Contrasts and diversity sum up Croatia, one of the most beautiful and beguiling countries in Europe: tall forests, wind-combed prickly thornbush and juniper on the stony uplands, the miraculous waterfalls in the Plitvice Lakes and Krka national parks, the aridity of the karst landscapes, modern tourist resorts and timeless old villages, the deserted Krajina region and the intensively cultivated Neretva delta. The parks are particularly welcoming to walkers, with miles of waymarked and well-maintained paths and trails, some bringing seemingly inaccessible summits within quite easy reach.

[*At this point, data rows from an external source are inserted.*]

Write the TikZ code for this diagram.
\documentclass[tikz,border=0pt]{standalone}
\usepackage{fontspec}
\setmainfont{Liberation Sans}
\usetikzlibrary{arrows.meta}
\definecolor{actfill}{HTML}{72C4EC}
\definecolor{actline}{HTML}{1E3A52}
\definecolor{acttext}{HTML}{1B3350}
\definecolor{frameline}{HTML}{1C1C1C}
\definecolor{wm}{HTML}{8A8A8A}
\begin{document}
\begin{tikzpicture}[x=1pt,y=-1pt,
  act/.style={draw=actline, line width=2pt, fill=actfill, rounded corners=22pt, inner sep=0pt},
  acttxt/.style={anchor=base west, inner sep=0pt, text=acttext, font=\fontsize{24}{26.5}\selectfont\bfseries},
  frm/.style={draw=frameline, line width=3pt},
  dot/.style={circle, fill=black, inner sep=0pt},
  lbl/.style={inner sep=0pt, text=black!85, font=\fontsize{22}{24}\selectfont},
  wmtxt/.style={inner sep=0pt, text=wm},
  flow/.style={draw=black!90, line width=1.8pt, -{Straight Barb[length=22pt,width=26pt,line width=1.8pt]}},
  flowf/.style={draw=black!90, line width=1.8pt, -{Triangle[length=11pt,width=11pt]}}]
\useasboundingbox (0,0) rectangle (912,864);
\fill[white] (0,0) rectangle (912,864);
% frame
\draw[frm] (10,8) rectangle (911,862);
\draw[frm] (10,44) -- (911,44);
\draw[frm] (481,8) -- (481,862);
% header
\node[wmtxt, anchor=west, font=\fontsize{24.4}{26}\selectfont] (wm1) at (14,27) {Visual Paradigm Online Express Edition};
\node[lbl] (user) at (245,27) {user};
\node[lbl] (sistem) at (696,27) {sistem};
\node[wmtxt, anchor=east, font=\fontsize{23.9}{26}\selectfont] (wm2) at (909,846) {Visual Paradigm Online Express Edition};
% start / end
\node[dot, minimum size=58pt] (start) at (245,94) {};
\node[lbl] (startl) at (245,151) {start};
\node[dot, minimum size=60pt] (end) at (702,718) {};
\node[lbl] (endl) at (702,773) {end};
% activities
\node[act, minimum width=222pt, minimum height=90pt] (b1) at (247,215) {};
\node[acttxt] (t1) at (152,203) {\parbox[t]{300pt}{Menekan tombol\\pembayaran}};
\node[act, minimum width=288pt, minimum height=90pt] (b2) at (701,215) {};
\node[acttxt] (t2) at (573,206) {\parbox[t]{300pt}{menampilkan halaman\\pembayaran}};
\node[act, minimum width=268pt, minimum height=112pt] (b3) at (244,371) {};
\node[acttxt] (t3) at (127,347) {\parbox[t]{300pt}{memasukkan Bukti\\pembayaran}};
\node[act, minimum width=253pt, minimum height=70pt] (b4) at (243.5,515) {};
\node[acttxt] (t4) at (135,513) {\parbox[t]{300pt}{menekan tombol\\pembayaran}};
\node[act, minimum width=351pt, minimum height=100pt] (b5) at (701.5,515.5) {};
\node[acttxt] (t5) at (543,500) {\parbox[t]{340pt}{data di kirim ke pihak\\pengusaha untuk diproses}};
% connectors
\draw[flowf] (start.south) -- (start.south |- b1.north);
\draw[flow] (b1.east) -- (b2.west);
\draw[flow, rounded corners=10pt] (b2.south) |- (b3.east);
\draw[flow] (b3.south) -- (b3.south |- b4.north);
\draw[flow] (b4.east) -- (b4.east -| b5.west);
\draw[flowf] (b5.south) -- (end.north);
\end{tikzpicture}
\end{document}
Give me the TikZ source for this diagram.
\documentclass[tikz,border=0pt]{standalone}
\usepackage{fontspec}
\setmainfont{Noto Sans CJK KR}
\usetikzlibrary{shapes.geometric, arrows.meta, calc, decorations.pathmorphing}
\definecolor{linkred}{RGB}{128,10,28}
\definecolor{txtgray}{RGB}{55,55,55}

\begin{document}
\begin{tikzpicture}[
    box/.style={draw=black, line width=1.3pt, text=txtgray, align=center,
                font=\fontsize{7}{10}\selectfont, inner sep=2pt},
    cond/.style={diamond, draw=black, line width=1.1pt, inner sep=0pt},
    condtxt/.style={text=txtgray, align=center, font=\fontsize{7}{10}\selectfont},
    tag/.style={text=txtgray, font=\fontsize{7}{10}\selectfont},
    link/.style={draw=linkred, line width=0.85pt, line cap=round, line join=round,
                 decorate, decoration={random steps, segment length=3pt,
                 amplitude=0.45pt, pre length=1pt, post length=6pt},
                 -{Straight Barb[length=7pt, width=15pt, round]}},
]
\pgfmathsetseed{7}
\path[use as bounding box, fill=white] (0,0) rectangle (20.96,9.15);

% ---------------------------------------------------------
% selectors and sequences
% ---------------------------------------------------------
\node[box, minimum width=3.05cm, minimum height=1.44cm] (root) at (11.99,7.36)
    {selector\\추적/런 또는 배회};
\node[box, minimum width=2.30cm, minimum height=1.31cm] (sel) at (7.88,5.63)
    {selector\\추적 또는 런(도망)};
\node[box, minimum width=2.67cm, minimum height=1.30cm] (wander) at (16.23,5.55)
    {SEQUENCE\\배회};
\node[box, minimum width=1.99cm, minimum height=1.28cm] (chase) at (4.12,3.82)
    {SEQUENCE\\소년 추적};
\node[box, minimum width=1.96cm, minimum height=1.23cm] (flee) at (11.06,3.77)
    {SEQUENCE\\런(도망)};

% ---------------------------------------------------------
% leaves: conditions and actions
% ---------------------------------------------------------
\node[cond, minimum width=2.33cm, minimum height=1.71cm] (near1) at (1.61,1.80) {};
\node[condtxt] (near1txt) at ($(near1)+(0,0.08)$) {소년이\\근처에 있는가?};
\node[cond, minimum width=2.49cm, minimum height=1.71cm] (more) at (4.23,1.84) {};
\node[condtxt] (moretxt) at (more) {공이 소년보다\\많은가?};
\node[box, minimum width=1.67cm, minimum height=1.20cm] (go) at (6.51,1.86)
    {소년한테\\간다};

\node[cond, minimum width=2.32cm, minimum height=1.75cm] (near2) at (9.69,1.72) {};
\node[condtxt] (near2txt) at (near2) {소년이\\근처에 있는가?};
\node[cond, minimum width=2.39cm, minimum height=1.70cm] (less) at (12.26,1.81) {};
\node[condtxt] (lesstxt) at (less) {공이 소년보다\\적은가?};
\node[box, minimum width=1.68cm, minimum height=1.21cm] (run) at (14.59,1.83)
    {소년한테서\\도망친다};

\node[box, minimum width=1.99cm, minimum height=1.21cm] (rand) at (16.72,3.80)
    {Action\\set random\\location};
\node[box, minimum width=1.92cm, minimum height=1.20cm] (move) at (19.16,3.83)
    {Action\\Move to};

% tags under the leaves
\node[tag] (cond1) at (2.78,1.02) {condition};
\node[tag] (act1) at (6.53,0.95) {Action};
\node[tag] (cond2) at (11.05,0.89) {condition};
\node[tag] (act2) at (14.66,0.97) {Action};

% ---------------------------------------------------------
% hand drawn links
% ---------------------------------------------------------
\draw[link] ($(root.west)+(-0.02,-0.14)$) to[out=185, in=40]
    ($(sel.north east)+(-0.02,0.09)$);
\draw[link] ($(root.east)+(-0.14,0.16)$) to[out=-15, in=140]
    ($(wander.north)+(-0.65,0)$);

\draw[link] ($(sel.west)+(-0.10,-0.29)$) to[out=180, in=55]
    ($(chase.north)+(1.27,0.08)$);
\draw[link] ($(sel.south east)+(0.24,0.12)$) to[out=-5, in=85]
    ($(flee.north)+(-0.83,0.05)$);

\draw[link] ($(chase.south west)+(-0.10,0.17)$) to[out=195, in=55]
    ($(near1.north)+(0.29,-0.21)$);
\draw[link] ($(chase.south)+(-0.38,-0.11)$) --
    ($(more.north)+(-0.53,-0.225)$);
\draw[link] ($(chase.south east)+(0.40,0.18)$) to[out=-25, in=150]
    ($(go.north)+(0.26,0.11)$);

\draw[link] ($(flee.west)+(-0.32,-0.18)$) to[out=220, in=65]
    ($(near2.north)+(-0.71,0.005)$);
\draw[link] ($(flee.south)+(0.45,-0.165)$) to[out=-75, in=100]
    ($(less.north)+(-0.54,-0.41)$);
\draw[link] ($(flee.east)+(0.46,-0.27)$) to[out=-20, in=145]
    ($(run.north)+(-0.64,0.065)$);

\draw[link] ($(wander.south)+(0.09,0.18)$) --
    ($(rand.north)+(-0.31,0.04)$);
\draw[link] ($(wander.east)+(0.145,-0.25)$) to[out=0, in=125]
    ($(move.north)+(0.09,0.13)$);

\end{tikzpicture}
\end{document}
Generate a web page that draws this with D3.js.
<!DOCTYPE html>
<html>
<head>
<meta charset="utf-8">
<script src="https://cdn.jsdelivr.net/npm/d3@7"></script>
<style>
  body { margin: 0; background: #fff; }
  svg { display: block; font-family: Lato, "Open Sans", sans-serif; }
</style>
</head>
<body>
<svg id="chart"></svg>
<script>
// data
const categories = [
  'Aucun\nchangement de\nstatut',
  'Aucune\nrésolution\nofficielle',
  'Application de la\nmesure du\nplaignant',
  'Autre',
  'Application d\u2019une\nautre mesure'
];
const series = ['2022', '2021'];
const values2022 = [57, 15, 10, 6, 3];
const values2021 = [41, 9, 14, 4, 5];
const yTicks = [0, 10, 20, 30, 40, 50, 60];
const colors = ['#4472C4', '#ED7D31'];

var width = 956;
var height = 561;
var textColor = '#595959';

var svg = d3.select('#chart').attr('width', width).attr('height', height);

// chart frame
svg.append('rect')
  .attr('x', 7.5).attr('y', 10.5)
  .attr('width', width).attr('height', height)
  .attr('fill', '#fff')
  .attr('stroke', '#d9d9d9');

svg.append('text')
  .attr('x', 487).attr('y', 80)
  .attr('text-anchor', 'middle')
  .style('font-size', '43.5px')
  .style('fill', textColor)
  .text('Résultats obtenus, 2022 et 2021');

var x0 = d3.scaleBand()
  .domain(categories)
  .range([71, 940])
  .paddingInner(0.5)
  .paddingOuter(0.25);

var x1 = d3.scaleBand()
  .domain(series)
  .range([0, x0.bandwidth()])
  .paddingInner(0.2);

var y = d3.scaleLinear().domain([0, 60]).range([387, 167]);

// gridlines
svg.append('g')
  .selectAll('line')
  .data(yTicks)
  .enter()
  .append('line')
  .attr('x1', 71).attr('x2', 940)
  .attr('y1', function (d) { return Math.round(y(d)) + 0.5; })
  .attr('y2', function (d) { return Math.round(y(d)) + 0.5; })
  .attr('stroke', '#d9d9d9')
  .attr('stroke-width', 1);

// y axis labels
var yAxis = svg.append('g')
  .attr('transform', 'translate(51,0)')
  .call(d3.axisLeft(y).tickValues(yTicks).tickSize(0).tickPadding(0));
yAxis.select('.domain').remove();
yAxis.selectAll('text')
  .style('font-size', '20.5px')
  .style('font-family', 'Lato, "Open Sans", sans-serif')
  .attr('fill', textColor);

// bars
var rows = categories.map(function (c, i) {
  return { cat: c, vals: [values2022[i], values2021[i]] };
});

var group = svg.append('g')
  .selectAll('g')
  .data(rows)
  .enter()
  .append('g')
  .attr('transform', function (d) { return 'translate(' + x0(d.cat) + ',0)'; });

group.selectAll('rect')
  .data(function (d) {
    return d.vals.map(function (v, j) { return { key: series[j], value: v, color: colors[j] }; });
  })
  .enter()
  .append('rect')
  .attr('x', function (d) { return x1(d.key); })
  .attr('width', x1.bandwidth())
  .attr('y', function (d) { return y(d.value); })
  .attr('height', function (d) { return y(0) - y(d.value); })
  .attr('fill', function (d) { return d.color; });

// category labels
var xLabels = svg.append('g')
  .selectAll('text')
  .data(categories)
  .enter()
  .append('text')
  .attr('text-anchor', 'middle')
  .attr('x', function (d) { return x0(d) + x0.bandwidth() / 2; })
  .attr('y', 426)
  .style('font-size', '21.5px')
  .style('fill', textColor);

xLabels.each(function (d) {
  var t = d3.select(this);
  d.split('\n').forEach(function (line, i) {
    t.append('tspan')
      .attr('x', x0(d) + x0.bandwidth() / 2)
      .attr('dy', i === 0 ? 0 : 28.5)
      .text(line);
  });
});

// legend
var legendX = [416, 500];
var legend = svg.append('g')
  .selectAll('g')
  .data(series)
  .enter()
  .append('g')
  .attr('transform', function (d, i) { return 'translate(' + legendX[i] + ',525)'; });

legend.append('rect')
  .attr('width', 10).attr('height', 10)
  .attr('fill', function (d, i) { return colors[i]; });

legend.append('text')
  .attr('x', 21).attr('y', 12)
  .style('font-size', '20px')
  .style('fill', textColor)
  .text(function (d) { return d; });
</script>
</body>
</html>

From prehistoric times to the end of the 20th century, many empires and events have left their marks on the Croatian landscape. There are prehistoric piles of stones on hilltops, Venetian-era town walls and towers, British and French fortresses, opulent Austro-Hungarian villas, partisans’ refuges and poignant memorials commemorating World War II resistance fighters, and even signs of the 1990s strife. Age-old expressions of religious belief survive in many simple, beautiful chapels in small villages. Stone walls and enclosures testify to the centuries-old challenge to wrest a living from the land, even though many are crumbling or are being reclaimed by forests.
- 70 long and short walks for all ages and abilities
- 1:50,000 topo maps
- 9 car tours and fold-out touring maps including ferry routes – ideal for planning
- 30 picnic suggestions
- public transport information, with websites
- online update service
Area covered: Croatia’s Adriatic coast from the Kvarner Gulf south to Dubrovnik, 11 islands, and two inland areas. Includes the Mljet, Plitvice Lakes, Krka and Paklenica national parks, Biokovo and Ucka nature parks, five of Croatia’s six World Heritage sites.
The best months for walking in Croatia are May to July, September and October.